5. Beyond Immunogenicity: Nutritional Features of Diploid Wheats

Increasing attention to the nutritional aspects of food has led to the search for alternatives to the traditional T. aestivum wheat. The HEALTHGRAIN project showed a different composition of dietary fiber, polyphenols, minerals, trace elements, vitamins, carotenoids, and alkylresorcinols by comparing ancient and modern wheats [65].

Compared to modern wheats, diploid wheats showed a better nutritional quality and relevant potential for human consumption. In particular, ancient wheats contains higher levels of antioxidant compounds as α- and β-carotenes, lutein, zeaxanthin, tocols, conjugated polyphenols, alkyl resorcinols and phytosterols, retinol, phosphorus, potassium, riboflavin, and pyridoxine [66,67,68,69].

Moreover, ancient wheats had a lower quantity of dietary fibre and carbohydrate, but a higher content of proteins, lipids (mostly unsaturated fatty acids), fructans, thiamine and a number of other B vitamins, zinc, and iron [66,67,68,69,70], compared to modern wheats, which gives them properties useful in preventing some pathological conditions.

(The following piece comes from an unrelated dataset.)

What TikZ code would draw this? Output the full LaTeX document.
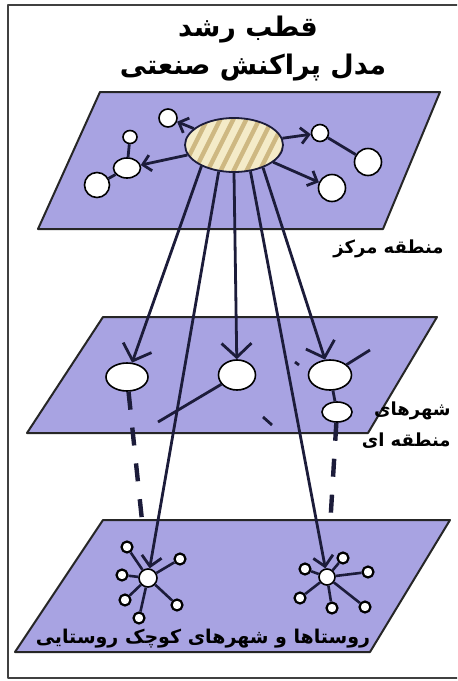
\documentclass[tikz,border=0pt]{standalone}
\usepackage{fontspec}
\usetikzlibrary{arrows.meta,shapes.geometric}
\TeXXeTstate=1
\newfontfamily\fafont[Script=Arabic]{DejaVu Sans}
\definecolor{kPlane}{RGB}{168,163,226}
\definecolor{kHub}{RGB}{244,235,200}
\definecolor{kStripe}{RGB}{206,184,130}
\definecolor{kLine}{RGB}{28,28,58}
\newcommand{\fa}[1]{{\fafont\bfseries\beginR #1\endR}}

\begin{document}
\begin{tikzpicture}[x=0.5pt, y=-0.5pt, line join=round,
    plane/.style={fill=kPlane, draw=black!85, line width=1pt},
    hub/.style={ellipse, draw=kLine, line width=0.9pt, fill=kHub, inner sep=0pt,
      minimum width=49pt, minimum height=27pt,
      path picture={\foreach \k in {-6,...,6}
        \draw[kStripe, line width=2.2pt] ([xshift=\k*6.5pt-7pt]path picture bounding box.south) -- ++(14pt,28pt);}},
    town/.style={ellipse, draw=black, fill=white, line width=0.8pt, inner sep=0pt},
    village/.style={circle, draw=black, fill=white, line width=1.1pt, inner sep=0pt, minimum size=5.5pt},
    link/.style={draw=kLine, line width=1.4pt},
    nearlink/.style={link, -{Straight Barb[length=4pt,width=8pt]}},
    farlink/.style={link, -{Straight Barb[length=7pt,width=15pt]}},
    downlink/.style={link, -{Straight Barb[length=5pt,width=10pt]}},
    spoke/.style={draw=kLine, line width=1.3pt},
    tie/.style={draw=kLine, line width=2.2pt, dash pattern=on 9pt off 9pt},
    caption/.style={inner sep=1pt, font=\fontsize{9}{11}\selectfont}]
  \useasboundingbox (0,0) rectangle (457,681);
  \clip (0,0) rectangle (457,681);
  \fill[white] (0,0) rectangle (457,681);
  \draw[black!75, line width=1.3pt] (8,5) rectangle (470,678);

  % titles
  \node[font=\fontsize{13.5}{16}\selectfont] (ttl1) at (248,30) {\fa{قطب رشد}};
  \node[font=\fontsize{13.5}{16}\selectfont] (ttl2) at (253,68) {\fa{مدل پراکنش صنعتی}};

  % the three planes
  \draw[plane] (100,92) -- (440,92) -- (383,229) -- (38,229) -- cycle;
  \draw[plane] (103,317) -- (437,317) -- (368,433) -- (27,433) -- cycle;
  \draw[plane] (103,520) -- (450,520) -- (370,652) -- (15,652) -- cycle;

  % core region
  \node[hub] (hub) at (234,145) {};
  \node[town, minimum width=9pt, minimum height=9pt] (ta) at (168,118) {};
  \node[town, minimum width=7pt, minimum height=6.5pt] (tb) at (130,137) {};
  \node[town, minimum width=13.5pt, minimum height=10pt] (tc) at (127,168) {};
  \node[town, minimum width=12.5pt, minimum height=12.5pt] (td) at (97,185) {};
  \node[town, minimum width=8.5pt, minimum height=8.5pt] (te) at (320,133) {};
  \node[town, minimum width=13.5pt, minimum height=13.5pt] (tf) at (368,162) {};
  \node[town, minimum width=13.5pt, minimum height=13.5pt] (tg) at (332,188) {};
  \draw[nearlink] (hub) -- (ta);
  \draw[nearlink] (hub) -- (tc);
  \draw[nearlink] (hub) -- (te);
  \draw[nearlink] (hub) -- (tg);
  \draw[link] (te) -- (tf);
  \draw[link] (tb) -- (tc);
  \draw[link] (tc) -- (td);

  % regional cities
  \node[town, minimum width=21pt, minimum height=14pt] (ml) at (127,377) {};
  \node[town, minimum width=18.5pt, minimum height=15pt] (mm) at (237,375) {};
  \node[town, minimum width=21.5pt, minimum height=15pt] (mr) at (330,375) {};
  \node[town, minimum width=15pt, minimum height=10pt] (ms) at (337,412) {};
  \coordinate (mtail) at (158,422);
  \coordinate (rtail) at (370,350);
  \coordinate (dash1) at (263,417);
  \coordinate (dash2) at (272,425);
  \coordinate (dot1) at (295,362);
  \coordinate (dot2) at (299,365);
  \draw[link] (mm) -- (mtail);
  \draw[link] (mr) -- (rtail);
  \draw[link] (dash1) -- (dash2);
  \draw[link] (dot1) -- (dot2);
  \draw[link] (mr) -- (ms);

  % rural centres
  \node[town, minimum width=9pt, minimum height=9pt] (ls) at (148,578) {};
  \node[town, minimum width=8pt, minimum height=8pt] (rs) at (327,577) {};
  \foreach \p [count=\i] in {(127,547),(180,559),(122,575),(125,600),(177,605),(139,618)}
    \node[village] (lv\i) at \p {};
  \foreach \p [count=\i] in {(305,569),(343,558),(368,572),(300,598),(332,608),(365,607)}
    \node[village] (rv\i) at \p {};
  \foreach \i in {1,...,6} {
    \draw[spoke] (ls) -- (lv\i);
    \draw[spoke] (rs) -- (rv\i);
  }

  % links from the growth pole
  \draw[farlink] (hub.213) -- (ml);
  \draw[downlink] (hub.240) -- (ls);
  \draw[farlink] (hub.270) -- (mm);
  \draw[downlink] (hub.302) -- (rs);
  \draw[farlink] (hub.322) -- (mr);
  \draw[tie, shorten >=24pt] (ml) -- (ls);
  \draw[tie, shorten >=26pt] (ms) -- (rs);

  % captions
  \node[caption, anchor=east] (lcore) at (446,249) {\fa{منطقه مرکز}};
  \node[caption, anchor=east] (lreg1) at (453,411) {\fa{شهرهای}};
  \node[caption, anchor=east] (lreg2) at (453,441) {\fa{منطقه ای}};
  \node[caption, font=\fontsize{9.5}{12}\selectfont] (lrur) at (203,639) {\fa{روستاها و شهرهای کوچک روستایی}};
\end{tikzpicture}
\end{document}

Although concrete functional benefits are difficult to ascertain, some results from human trials suggested that, compared to the consumption of products made from modern varieties, the consumption of products made with ancient wheat varieties ameliorate pro-inflammatory/anti-oxidant parameters, as well as glycaemic and lipid status [71].

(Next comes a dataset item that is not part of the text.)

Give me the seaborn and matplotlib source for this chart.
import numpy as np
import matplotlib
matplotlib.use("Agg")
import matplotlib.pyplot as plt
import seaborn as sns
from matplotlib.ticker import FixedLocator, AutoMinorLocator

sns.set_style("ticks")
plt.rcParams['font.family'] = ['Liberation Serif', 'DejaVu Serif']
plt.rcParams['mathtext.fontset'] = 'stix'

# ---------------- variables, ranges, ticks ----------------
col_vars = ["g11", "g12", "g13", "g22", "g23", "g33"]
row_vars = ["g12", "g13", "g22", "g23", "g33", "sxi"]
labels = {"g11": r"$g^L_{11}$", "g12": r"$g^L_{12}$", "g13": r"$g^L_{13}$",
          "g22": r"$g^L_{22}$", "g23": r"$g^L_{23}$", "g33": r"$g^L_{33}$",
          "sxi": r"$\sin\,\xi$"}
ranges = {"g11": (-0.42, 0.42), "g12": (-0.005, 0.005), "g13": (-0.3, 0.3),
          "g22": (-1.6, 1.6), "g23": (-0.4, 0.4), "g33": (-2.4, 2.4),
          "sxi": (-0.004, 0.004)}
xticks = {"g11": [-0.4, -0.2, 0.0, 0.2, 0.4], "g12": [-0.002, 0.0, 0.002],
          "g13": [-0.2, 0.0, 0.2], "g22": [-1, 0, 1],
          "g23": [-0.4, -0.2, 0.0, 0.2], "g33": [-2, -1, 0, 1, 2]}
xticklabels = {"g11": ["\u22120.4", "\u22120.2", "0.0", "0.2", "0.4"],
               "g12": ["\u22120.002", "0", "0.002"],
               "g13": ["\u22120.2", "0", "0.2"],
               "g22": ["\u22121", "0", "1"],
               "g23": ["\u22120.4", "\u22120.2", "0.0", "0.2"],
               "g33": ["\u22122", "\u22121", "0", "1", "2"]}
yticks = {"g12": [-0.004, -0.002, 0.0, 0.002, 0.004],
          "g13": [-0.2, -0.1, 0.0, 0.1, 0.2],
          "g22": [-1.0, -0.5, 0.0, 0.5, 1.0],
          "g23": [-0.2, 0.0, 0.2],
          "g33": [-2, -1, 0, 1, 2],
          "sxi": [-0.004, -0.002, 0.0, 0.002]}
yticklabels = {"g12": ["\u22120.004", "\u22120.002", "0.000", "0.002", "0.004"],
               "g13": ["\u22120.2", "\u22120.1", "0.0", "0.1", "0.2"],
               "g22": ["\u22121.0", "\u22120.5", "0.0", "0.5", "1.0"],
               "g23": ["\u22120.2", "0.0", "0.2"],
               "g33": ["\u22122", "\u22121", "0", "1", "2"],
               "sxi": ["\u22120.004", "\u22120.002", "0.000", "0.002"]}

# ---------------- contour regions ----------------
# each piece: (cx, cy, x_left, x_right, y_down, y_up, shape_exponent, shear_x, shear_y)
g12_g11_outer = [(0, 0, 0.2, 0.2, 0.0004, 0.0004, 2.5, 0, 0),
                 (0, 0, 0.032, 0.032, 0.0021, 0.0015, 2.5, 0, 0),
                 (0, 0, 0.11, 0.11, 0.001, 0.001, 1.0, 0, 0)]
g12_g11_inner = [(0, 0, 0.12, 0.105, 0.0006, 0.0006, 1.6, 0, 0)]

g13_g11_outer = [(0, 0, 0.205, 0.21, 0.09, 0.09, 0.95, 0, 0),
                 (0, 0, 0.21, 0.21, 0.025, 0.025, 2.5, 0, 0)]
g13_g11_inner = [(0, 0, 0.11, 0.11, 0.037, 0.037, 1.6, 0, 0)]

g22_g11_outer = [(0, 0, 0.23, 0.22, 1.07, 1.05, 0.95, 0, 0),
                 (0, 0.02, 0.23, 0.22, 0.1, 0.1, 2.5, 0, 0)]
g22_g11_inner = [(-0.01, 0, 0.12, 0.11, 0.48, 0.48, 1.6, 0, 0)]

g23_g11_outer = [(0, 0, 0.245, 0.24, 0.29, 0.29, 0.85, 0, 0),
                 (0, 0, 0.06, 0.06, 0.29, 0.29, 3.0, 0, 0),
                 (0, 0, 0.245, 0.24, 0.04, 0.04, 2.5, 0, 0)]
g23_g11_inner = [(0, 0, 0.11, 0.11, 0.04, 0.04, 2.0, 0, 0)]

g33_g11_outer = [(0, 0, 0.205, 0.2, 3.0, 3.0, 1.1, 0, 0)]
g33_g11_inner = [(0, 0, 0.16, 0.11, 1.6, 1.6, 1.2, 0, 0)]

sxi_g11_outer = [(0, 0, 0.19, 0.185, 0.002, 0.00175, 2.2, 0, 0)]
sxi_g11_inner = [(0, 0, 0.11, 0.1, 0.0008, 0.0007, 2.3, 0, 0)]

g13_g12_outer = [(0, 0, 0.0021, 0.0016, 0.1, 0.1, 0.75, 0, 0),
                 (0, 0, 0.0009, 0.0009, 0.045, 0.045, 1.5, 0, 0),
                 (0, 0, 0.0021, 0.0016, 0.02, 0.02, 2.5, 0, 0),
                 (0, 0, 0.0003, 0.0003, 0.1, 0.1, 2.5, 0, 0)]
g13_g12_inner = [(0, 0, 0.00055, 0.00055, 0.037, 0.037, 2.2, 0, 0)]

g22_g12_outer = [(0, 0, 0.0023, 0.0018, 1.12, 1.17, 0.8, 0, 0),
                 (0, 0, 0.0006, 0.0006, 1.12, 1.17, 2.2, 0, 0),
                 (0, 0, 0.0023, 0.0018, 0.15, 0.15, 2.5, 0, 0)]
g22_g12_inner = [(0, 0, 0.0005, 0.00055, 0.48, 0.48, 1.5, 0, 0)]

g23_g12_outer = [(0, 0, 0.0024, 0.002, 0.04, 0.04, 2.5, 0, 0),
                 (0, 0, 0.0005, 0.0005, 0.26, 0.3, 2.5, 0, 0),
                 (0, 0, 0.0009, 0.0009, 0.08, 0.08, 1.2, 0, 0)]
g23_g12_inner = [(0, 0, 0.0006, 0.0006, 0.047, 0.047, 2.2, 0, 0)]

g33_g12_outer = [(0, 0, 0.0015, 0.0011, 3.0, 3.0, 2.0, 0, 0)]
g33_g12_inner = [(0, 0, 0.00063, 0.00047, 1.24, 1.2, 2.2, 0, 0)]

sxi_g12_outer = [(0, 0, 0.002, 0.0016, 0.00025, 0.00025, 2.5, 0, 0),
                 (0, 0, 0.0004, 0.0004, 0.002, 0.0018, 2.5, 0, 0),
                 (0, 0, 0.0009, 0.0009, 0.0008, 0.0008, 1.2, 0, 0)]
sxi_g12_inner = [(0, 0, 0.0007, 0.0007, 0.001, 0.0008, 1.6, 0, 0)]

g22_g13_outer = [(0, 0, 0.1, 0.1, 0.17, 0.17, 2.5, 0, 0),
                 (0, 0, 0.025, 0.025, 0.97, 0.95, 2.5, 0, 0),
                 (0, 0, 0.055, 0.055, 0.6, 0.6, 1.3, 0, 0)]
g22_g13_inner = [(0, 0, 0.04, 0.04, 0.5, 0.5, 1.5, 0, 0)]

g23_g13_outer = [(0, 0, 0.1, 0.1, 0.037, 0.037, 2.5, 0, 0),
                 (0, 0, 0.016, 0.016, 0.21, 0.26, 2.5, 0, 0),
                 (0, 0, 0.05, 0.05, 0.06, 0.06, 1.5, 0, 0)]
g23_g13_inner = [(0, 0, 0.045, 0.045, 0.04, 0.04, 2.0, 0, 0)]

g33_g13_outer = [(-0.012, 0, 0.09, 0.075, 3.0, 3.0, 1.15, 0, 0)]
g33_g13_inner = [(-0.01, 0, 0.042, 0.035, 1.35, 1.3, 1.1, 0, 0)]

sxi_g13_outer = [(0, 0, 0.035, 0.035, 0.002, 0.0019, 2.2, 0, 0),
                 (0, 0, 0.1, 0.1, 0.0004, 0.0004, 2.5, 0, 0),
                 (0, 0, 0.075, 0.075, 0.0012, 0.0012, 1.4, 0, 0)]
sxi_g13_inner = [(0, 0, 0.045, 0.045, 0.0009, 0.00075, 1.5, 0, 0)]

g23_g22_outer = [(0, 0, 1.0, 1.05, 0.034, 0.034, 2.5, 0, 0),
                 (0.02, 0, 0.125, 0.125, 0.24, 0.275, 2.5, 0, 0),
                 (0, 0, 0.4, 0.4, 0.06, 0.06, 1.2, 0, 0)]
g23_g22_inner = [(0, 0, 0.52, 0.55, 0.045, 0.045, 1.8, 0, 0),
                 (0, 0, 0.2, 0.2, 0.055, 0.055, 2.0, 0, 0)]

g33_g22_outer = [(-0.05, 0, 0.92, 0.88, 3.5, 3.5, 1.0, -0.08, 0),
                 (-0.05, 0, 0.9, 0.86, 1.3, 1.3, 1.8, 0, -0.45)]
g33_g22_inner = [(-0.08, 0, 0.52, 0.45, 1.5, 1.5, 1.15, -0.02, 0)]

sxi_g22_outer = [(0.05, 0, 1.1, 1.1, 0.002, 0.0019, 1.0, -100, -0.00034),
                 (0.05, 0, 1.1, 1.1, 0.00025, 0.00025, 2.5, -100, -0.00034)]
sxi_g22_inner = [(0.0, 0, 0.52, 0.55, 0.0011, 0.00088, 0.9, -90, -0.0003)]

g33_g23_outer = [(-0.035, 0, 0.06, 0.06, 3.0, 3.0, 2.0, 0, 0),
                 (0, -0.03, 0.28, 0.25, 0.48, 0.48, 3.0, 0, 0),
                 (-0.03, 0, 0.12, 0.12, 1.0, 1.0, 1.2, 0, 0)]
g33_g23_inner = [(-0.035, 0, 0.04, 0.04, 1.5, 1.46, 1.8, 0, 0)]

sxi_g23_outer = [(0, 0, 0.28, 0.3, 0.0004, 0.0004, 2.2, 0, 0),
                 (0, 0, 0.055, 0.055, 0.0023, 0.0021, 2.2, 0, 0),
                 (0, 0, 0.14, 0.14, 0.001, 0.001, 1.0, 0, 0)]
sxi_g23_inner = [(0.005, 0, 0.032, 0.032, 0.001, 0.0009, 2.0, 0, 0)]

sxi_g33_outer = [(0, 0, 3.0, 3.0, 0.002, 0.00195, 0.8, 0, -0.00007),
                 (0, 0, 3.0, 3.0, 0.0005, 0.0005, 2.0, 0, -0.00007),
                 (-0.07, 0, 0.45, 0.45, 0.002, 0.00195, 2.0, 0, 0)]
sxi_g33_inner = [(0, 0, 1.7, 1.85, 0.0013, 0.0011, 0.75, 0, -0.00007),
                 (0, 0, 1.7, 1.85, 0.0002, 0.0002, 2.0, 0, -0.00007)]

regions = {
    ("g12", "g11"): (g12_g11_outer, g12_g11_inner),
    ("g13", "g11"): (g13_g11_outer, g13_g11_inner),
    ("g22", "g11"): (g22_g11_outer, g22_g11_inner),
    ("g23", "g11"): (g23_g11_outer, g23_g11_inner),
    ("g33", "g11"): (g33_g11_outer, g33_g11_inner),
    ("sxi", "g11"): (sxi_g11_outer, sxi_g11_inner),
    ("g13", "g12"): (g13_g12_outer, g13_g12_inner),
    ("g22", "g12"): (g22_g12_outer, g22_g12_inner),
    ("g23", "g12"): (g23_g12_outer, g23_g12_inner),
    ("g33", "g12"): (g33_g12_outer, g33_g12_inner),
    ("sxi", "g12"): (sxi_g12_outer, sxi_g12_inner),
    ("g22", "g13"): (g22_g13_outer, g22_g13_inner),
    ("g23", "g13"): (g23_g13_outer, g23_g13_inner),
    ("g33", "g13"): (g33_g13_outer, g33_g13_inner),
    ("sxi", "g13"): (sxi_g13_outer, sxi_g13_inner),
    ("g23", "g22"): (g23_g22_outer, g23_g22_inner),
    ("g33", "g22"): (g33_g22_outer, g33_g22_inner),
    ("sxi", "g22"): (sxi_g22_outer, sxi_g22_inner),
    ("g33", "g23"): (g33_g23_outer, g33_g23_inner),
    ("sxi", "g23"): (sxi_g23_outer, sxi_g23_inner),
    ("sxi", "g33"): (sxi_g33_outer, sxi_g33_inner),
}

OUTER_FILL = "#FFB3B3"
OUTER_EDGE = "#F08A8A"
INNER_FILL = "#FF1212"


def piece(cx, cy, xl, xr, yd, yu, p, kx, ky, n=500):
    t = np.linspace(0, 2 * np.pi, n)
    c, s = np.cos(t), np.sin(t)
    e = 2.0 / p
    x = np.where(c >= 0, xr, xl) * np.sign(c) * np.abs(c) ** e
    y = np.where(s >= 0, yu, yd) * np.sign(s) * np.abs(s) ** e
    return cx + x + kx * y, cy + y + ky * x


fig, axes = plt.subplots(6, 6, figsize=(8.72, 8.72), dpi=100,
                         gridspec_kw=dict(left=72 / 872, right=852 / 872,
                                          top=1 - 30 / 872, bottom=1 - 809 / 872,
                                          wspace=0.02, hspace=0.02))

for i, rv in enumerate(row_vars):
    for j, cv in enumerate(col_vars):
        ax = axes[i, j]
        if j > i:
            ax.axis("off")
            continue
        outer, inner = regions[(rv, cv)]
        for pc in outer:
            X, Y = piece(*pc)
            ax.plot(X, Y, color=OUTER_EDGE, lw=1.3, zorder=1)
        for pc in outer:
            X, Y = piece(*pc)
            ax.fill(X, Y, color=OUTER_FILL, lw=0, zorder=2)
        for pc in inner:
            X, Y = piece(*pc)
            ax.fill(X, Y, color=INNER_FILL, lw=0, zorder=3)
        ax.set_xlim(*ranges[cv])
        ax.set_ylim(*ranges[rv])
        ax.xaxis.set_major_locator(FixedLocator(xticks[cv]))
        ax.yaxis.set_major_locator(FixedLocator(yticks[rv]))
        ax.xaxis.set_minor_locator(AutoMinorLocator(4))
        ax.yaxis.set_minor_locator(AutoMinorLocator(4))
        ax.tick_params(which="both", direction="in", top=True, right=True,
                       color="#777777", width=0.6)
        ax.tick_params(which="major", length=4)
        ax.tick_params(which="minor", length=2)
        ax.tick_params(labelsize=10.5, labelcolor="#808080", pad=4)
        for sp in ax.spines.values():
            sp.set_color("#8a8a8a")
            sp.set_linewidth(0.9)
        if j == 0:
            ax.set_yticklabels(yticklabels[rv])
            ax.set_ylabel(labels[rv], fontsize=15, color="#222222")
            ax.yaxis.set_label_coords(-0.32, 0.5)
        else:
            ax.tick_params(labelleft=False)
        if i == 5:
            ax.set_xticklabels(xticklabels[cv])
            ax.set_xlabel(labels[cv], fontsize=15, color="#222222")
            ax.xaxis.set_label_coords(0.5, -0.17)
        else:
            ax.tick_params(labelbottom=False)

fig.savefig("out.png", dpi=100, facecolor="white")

Ancient wheats are still cultivated today, but only in some areas of the world, including France, Germany, Austria, Hungary, Bulgaria, and Italy; however, the increasing interest to healthier foods has increased the popularity of their use and, consequently, has caused an increase in their production.

Beyond their improved health benefits, despite the lower grain yields of these ancient wheats, several studies have underscored a good bread-making quality and a good usefulness for the preparation of cookies and good-quality pasta [72].

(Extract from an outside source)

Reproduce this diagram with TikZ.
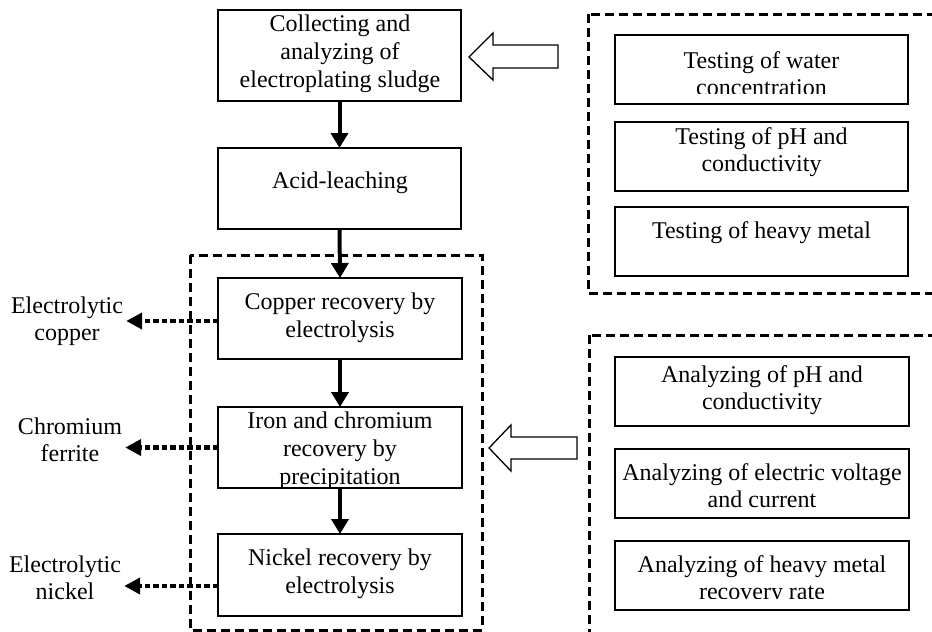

For all these features, the use of ancient wheats may become more relevant in human consumption, especially in the development of new or special functional foods, with superior nutritional quality.

6. Conclusions

Gluten, and other wheat proteins including ATIs and FODMAPs, have been identified as possible factors for the generation of intestinal and extra-intestinal symptoms in subjects suffering from wheat-related disorders, such as NCWS. In particular, it is well-known that gluten and ATIs possess immune stimulating activity. Therefore, dietary exposure to the combination of gluten and ATIs exacerbates intestinal immune dysregulation, and increase risk to develop wheat-related disorders. T. monococcum, the oldest and most primitive cultivated wheat, unexposed to genetic improvements, has been suggested to possibly exert a reduced immunostimulating activity compared to common wheats and, consequently, embodies the role of a fitting candidate to be introduced into the diet of such patients. Therefore, clinical studies on NCWS patients, to assess the effects of a TM wheat–based food diet, are warranted.